* [DESCRIPTION OF THE TASK] Identify the lines that contain the string "this", then copy each of them.

## Begin GIVEN DATA

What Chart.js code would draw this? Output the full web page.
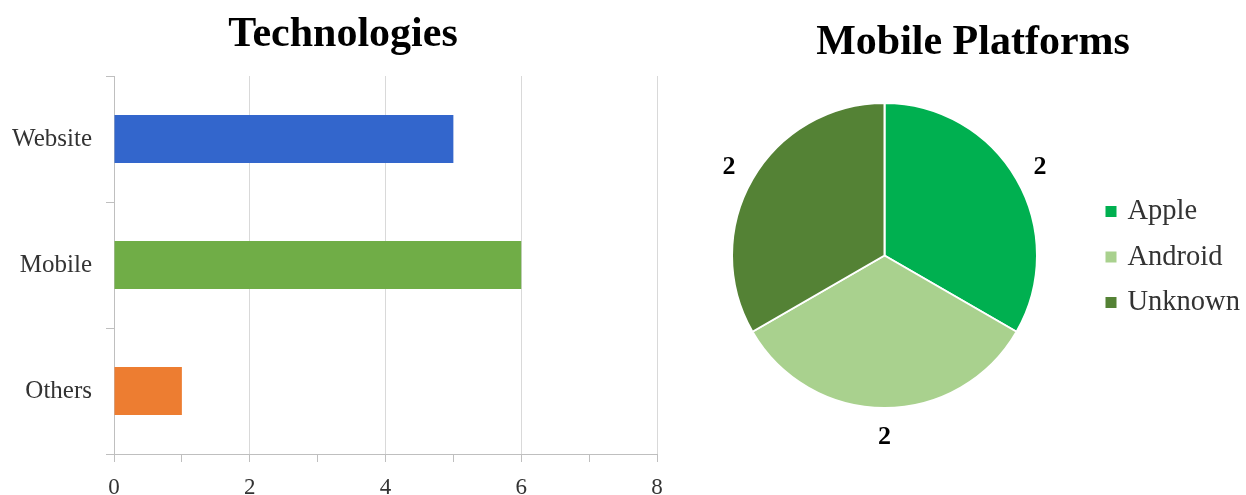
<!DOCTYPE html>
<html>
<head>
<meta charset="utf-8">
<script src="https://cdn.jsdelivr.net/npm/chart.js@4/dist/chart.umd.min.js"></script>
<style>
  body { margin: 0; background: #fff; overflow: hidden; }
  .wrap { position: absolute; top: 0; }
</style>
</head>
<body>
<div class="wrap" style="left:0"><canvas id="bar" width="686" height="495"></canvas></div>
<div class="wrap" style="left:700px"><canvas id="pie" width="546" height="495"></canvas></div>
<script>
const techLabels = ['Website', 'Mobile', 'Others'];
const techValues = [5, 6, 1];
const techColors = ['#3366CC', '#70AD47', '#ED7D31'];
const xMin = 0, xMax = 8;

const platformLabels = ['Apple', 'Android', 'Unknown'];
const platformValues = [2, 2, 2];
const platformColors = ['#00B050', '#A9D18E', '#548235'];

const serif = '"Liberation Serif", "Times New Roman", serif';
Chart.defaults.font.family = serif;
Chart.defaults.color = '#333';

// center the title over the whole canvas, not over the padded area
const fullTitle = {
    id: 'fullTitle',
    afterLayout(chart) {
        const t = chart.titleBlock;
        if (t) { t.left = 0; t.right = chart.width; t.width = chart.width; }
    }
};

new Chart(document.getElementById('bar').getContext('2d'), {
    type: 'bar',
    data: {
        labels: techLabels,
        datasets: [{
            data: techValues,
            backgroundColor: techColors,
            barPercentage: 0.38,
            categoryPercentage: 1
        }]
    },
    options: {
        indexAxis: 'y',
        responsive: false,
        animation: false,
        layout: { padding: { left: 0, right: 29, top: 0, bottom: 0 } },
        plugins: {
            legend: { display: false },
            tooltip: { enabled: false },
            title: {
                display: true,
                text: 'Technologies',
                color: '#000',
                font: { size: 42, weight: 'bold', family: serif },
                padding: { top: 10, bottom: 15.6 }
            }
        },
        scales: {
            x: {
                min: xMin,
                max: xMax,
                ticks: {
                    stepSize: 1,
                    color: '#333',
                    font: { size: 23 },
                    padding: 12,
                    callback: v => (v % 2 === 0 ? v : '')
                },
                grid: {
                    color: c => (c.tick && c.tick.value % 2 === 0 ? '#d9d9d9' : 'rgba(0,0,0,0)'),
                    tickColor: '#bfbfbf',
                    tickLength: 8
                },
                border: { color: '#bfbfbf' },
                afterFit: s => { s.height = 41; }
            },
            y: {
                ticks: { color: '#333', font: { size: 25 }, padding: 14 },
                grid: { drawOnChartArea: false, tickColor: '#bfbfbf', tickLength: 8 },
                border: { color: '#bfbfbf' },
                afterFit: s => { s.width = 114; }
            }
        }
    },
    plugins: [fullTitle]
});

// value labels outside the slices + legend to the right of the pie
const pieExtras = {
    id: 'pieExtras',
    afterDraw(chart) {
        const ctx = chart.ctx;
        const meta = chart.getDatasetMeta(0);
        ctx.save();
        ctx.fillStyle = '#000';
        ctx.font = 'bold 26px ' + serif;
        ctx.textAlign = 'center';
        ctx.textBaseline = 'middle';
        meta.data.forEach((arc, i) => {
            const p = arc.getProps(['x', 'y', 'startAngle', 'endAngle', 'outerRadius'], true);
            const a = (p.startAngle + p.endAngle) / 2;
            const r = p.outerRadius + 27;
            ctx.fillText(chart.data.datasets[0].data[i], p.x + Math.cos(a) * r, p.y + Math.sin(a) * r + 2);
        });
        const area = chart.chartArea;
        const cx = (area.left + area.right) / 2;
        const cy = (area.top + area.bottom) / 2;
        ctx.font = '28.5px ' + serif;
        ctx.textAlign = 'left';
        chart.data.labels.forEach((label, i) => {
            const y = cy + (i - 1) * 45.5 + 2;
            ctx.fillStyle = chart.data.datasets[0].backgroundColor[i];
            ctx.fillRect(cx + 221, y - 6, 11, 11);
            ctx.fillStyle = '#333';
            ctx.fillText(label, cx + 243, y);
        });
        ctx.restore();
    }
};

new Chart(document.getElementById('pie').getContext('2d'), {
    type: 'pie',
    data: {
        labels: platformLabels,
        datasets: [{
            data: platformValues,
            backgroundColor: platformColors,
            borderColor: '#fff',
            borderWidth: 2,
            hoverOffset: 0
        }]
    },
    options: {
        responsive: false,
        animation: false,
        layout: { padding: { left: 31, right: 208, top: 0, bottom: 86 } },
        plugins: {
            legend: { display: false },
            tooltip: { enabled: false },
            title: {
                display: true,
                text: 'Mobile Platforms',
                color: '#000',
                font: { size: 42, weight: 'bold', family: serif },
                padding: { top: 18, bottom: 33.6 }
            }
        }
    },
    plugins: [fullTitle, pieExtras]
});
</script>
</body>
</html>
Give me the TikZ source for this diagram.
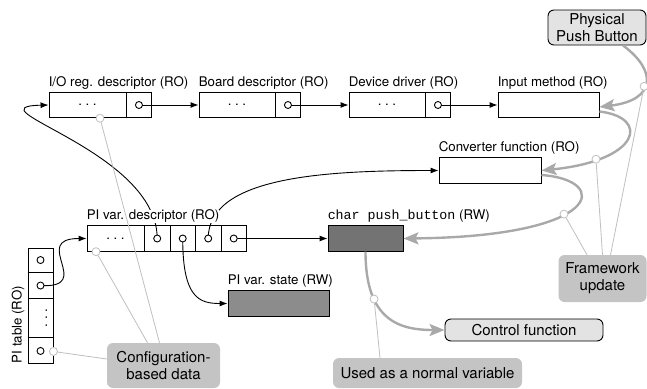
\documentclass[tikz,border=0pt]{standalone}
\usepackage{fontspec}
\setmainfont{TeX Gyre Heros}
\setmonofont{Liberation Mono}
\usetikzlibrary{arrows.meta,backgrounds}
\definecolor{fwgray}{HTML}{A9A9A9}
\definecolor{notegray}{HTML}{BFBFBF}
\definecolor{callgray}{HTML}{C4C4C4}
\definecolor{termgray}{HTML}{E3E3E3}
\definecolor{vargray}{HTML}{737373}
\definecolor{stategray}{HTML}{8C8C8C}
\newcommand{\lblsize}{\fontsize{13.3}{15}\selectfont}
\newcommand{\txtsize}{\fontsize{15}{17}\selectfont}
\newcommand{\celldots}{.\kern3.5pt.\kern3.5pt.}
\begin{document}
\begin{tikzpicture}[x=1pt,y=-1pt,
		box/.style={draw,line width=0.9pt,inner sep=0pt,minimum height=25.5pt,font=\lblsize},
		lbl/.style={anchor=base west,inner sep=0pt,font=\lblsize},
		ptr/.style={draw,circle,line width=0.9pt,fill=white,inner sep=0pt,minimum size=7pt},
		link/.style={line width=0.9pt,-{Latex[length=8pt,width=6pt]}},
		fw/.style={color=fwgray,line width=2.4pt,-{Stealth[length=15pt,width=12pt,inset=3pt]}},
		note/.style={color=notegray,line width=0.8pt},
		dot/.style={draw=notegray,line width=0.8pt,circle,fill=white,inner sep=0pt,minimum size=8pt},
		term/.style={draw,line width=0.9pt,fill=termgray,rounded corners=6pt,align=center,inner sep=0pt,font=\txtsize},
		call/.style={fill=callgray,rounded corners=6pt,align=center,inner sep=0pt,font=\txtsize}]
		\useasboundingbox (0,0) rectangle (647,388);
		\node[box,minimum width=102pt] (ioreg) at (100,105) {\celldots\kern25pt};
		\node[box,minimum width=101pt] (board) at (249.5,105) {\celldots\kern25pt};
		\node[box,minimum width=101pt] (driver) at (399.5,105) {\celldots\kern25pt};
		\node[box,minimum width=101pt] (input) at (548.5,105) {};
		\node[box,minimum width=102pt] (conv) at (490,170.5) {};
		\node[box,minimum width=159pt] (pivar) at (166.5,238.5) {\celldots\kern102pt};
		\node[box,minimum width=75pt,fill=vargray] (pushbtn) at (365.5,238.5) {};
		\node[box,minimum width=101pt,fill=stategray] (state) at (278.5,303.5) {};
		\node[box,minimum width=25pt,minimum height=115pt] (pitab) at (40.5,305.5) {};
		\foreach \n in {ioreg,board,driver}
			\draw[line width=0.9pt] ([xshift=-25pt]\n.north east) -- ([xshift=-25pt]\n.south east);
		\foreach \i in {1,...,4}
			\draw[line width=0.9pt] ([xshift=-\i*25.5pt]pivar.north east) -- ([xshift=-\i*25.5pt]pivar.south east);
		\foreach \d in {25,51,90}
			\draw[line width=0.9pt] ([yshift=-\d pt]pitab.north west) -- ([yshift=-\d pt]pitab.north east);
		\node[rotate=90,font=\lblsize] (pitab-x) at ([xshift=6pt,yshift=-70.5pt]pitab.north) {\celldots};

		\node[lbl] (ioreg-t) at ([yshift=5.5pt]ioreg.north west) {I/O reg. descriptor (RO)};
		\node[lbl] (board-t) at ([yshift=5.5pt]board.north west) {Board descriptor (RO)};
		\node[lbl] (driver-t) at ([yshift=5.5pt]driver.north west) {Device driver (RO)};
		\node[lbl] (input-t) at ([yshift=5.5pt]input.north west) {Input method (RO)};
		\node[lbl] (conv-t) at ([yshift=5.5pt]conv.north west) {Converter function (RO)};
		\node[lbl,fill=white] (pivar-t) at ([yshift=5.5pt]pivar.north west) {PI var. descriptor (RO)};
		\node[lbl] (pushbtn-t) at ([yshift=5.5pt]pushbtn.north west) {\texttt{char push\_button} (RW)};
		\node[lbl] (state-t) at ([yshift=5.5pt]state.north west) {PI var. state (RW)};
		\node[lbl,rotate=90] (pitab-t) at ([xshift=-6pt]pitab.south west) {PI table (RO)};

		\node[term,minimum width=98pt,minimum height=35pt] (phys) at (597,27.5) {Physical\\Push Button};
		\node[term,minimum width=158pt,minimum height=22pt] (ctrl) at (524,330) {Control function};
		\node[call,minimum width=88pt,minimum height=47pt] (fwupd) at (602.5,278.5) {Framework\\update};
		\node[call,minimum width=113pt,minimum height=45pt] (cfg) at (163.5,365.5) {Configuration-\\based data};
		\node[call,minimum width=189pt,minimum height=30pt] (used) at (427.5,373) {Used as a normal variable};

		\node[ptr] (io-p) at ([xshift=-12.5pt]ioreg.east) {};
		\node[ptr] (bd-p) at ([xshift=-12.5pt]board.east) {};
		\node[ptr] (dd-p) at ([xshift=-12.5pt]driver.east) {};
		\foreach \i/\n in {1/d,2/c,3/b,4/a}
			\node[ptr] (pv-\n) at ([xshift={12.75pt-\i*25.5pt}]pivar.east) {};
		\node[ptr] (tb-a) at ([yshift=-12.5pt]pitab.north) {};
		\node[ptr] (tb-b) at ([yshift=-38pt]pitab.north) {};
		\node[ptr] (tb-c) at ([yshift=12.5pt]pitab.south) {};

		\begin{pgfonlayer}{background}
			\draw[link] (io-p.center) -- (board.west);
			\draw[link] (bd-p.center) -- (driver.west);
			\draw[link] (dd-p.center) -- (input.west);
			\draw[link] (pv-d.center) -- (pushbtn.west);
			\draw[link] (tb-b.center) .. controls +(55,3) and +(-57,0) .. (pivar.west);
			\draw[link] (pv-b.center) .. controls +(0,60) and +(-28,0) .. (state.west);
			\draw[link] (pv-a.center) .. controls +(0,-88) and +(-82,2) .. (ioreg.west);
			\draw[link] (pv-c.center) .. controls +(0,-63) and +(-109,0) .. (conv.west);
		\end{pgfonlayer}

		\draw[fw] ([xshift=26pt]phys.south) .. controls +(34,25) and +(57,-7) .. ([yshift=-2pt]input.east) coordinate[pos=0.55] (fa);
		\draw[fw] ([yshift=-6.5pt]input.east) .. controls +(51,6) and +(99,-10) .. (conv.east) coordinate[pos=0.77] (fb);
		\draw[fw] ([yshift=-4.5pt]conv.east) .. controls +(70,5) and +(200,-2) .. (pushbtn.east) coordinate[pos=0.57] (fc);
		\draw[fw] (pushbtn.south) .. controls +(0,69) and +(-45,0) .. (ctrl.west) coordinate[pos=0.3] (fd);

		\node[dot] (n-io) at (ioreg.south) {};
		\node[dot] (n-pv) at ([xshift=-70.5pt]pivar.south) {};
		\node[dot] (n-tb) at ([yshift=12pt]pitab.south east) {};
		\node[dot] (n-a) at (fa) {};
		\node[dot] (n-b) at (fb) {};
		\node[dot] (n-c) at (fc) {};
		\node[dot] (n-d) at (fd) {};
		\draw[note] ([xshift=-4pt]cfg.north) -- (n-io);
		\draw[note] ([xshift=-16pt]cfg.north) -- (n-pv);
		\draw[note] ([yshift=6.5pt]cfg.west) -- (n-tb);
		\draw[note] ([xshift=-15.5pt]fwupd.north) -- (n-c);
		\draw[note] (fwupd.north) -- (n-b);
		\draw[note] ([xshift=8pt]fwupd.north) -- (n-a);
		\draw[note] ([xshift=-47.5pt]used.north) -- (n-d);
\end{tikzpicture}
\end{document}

## End GIVEN DATA

* [RESULT]
What Chart.js code would draw this? Output the full web page.
Give me the TikZ source for this diagram.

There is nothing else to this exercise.